The 1% for the Planet commitment — donating 1% of sales to environmental organizations — is a policy, but it's also a brand statement. It communicates that profit isn't the primary objective, which is exactly what appeals to the customer Patagonia is built for.

Their "Don't Buy This Jacket" advertisement, which ran on Black Friday, encouraged consumers not to buy things they don't need. It's a counterintuitive marketing move that makes complete sense for a brand whose mission is environmental rather than commercial maximalism.

Google: Organizing the World's Information

Google's mission — to organize the world's information and make it universally accessible and useful — is expansive enough to encompass search, maps, email, cloud computing, autonomous vehicles, and life sciences research. The mission creates organizational coherence across a business portfolio that would otherwise seem scattered.

For brand building purposes, the mission gives Google's continued expansion both permission and narrative. Each new product category isn't a departure from what Google is — it's another expression of the same fundamental purpose.

Positioning the Customer as Hero

The most effective brand frameworks don't position the brand as the hero. They position the customer as the hero and the brand as the guide — the advisor, the tool, or the partner that helps the hero achieve their journey.

StoryBrand's framework makes this explicit: the customer is Luke Skywalker; the brand is Yoda. The customer has a problem and a goal; the brand has the expertise and tools to help them achieve it. This framing shifts brand communication from self-promotion ("we're the best") to service ("here's how we help you win").

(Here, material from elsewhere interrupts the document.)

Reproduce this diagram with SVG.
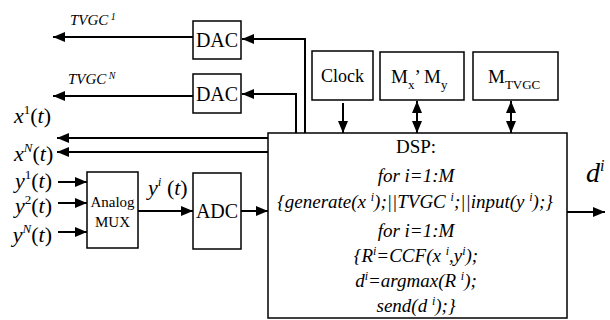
<svg xmlns="http://www.w3.org/2000/svg" width="610" height="320" viewBox="0 0 610 320" font-family="'Liberation Serif', 'DejaVu Serif', serif">
<defs>
<marker id="ah" viewBox="0 0 12 10" refX="12" refY="5" markerWidth="12" markerHeight="10" markerUnits="userSpaceOnUse" orient="auto-start-reverse">
<path d="M0,0 L12,5 L0,10 Z" fill="#000"/>
</marker>
</defs>
<style>
.box{fill:#fff;stroke:#000;stroke-width:1.5}
.ln{fill:none;stroke:#000;stroke-width:2}
text{fill:#000}
.it{font-style:italic}
.c{text-anchor:middle}
</style>
<rect width="610" height="320" fill="#fff"/>
<g id="connectors">
<path class="ln" d="M193,37 H53" marker-end="url(#ah)"/>
<path class="ln" d="M193,96 H53" marker-end="url(#ah)"/>
<path class="ln" d="M305,133 V39 H242" marker-end="url(#ah)"/>
<path class="ln" d="M296,133 V94 H242" marker-end="url(#ah)"/>
<path class="ln" d="M268,138 H57" marker-end="url(#ah)"/>
<path class="ln" d="M268,152 H57" marker-end="url(#ah)"/>
<path class="ln" d="M58,182 H87" marker-end="url(#ah)"/>
<path class="ln" d="M58,203 H87" marker-end="url(#ah)"/>
<path class="ln" d="M58,232 H87" marker-end="url(#ah)"/>
<path class="ln" d="M138,211 H193" marker-end="url(#ah)"/>
<path class="ln" d="M241,211 H268" marker-end="url(#ah)"/>
<path class="ln" d="M343,103 V133" marker-end="url(#ah)"/>
<path class="ln" d="M417,101 V133" marker-start="url(#ah)" marker-end="url(#ah)"/>
<path class="ln" d="M511,101 V133" marker-start="url(#ah)" marker-end="url(#ah)"/>
<path class="ln" d="M567,212 H605" marker-end="url(#ah)"/>
</g>
<g id="dac1">
<rect class="box" x="193" y="21" width="48" height="38"/>
<text class="c" x="217" y="47" font-size="20">DAC</text>
</g>
<g id="dac2">
<rect class="box" x="193" y="74" width="48" height="39"/>
<text class="c" x="217" y="101" font-size="20">DAC</text>
</g>
<g id="clock">
<rect class="box" x="312" y="51" width="61" height="49"/>
<text class="c" x="342.5" y="82" font-size="18">Clock</text>
</g>
<g id="mxmy">
<rect class="box" x="380" y="52" width="84" height="48"/>
<text x="391" y="83" font-size="19">M<tspan font-size="13" dy="6">x</tspan><tspan dy="-6">’ M</tspan><tspan font-size="13" dy="6">y</tspan></text>
</g>
<g id="mtvgc">
<rect class="box" x="473" y="52" width="85" height="48"/>
<text x="488" y="83" font-size="19">M<tspan font-size="13" dy="6">TVGC</tspan></text>
</g>
<g id="mux">
<rect class="box" x="87" y="172" width="51" height="76"/>
<text class="c" x="112.5" y="207" font-size="15">Analog</text>
<text class="c" x="112.5" y="227" font-size="15">MUX</text>
</g>
<g id="adc">
<rect class="box" x="193" y="173" width="48" height="76"/>
<text class="c" x="217" y="218" font-size="20">ADC</text>
</g>
<g id="dsp">
<rect class="box" x="268" y="133" width="299" height="185"/>
<text class="c" x="416" y="153" font-size="19">DSP:</text>
<text class="c it" x="416" y="182" font-size="19">for i=1:M</text>
<text class="c it" x="415" y="208" font-size="19">{generate(x <tspan font-size="12" dy="-7">i</tspan><tspan dy="7">);||TVGC </tspan><tspan font-size="12" dy="-7">i</tspan><tspan dy="7">;||input(y </tspan><tspan font-size="12" dy="-7">i</tspan><tspan dy="7">);}</tspan></text>
<text class="c it" x="416" y="237" font-size="19">for i=1:M</text>
<text class="c it" x="416" y="262" font-size="19">{R<tspan font-size="12" dy="-7">i</tspan><tspan dy="7">=CCF(x </tspan><tspan font-size="12" dy="-7">i</tspan><tspan dy="7">,y</tspan><tspan font-size="12" dy="-7">i</tspan><tspan dy="7">);</tspan></text>
<text class="c it" x="416" y="287" font-size="19">d<tspan font-size="12" dy="-7">i</tspan><tspan dy="7">=argmax(R </tspan><tspan font-size="12" dy="-7">i</tspan><tspan dy="7">);</tspan></text>
<text class="c it" x="416" y="312" font-size="19">send(d <tspan font-size="12" dy="-7">i</tspan><tspan dy="7">);}</tspan></text>
</g>
<g id="labels">
<text class="it" x="70" y="25" font-size="15">TVGC<tspan font-size="10" dy="-5"> 1</tspan></text>
<text class="it" x="68" y="84" font-size="15">TVGC<tspan font-size="10" dy="-5"> N</tspan></text>
<text x="14" y="123" font-size="22"><tspan class="it">x</tspan><tspan font-size="13" dy="-9">1</tspan><tspan dy="9">(</tspan><tspan class="it">t</tspan>)</text>
<text x="14" y="161" font-size="22"><tspan class="it">x</tspan><tspan class="it" font-size="13" dy="-9">N</tspan><tspan dy="9">(</tspan><tspan class="it">t</tspan>)</text>
<text x="52" y="188" font-size="22" text-anchor="end"><tspan class="it">y</tspan><tspan font-size="13" dy="-9">1</tspan><tspan dy="9">(</tspan><tspan class="it">t</tspan>)</text>
<text x="52" y="213" font-size="22" text-anchor="end"><tspan class="it">y</tspan><tspan font-size="13" dy="-9">2</tspan><tspan dy="9">(</tspan><tspan class="it">t</tspan>)</text>
<text x="52" y="242" font-size="22" text-anchor="end"><tspan class="it">y</tspan><tspan class="it" font-size="13" dy="-9">N</tspan><tspan dy="9">(</tspan><tspan class="it">t</tspan>)</text>
<text x="148" y="195" font-size="22"><tspan class="it">y</tspan><tspan class="it" font-size="13" dy="-9">i</tspan><tspan dy="9"> (</tspan><tspan class="it">t</tspan>)</text>
<text class="it" x="586" y="182" font-size="28">d<tspan font-size="16" dy="-11">i</tspan></text>
</g>
</svg>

Applied to brand building, this means articulating the customer's aspirations first, positioning the company's capabilities in service of those aspirations, and making the customer's success — not the brand's recognition — the primary narrative.

Building Your JFK Factor

The JFK Factor emerges from clarity about purpose. Three questions that reveal it:

What does the world look like if your brand succeeds at its fullest ambition? Not "our company grows" — the vision beyond the company itself.

Who does your work empower, and what becomes possible for them? The customer as hero, not the brand.

What would you continue doing even if it were harder than the alternatives? The answer to this question typically reveals the genuine mission rather than the stated one.

Brands built on authentic purpose — rather than assembled around products and marketed with tactical precision — create the kind of loyalty that sustains through competitive pressure, price sensitivity, and the inevitable market disruptions that affect every industry.

The vision doesn't have to be grand enough to inspire a nation. It has to be genuine enough to inspire the specific audience the brand is built for.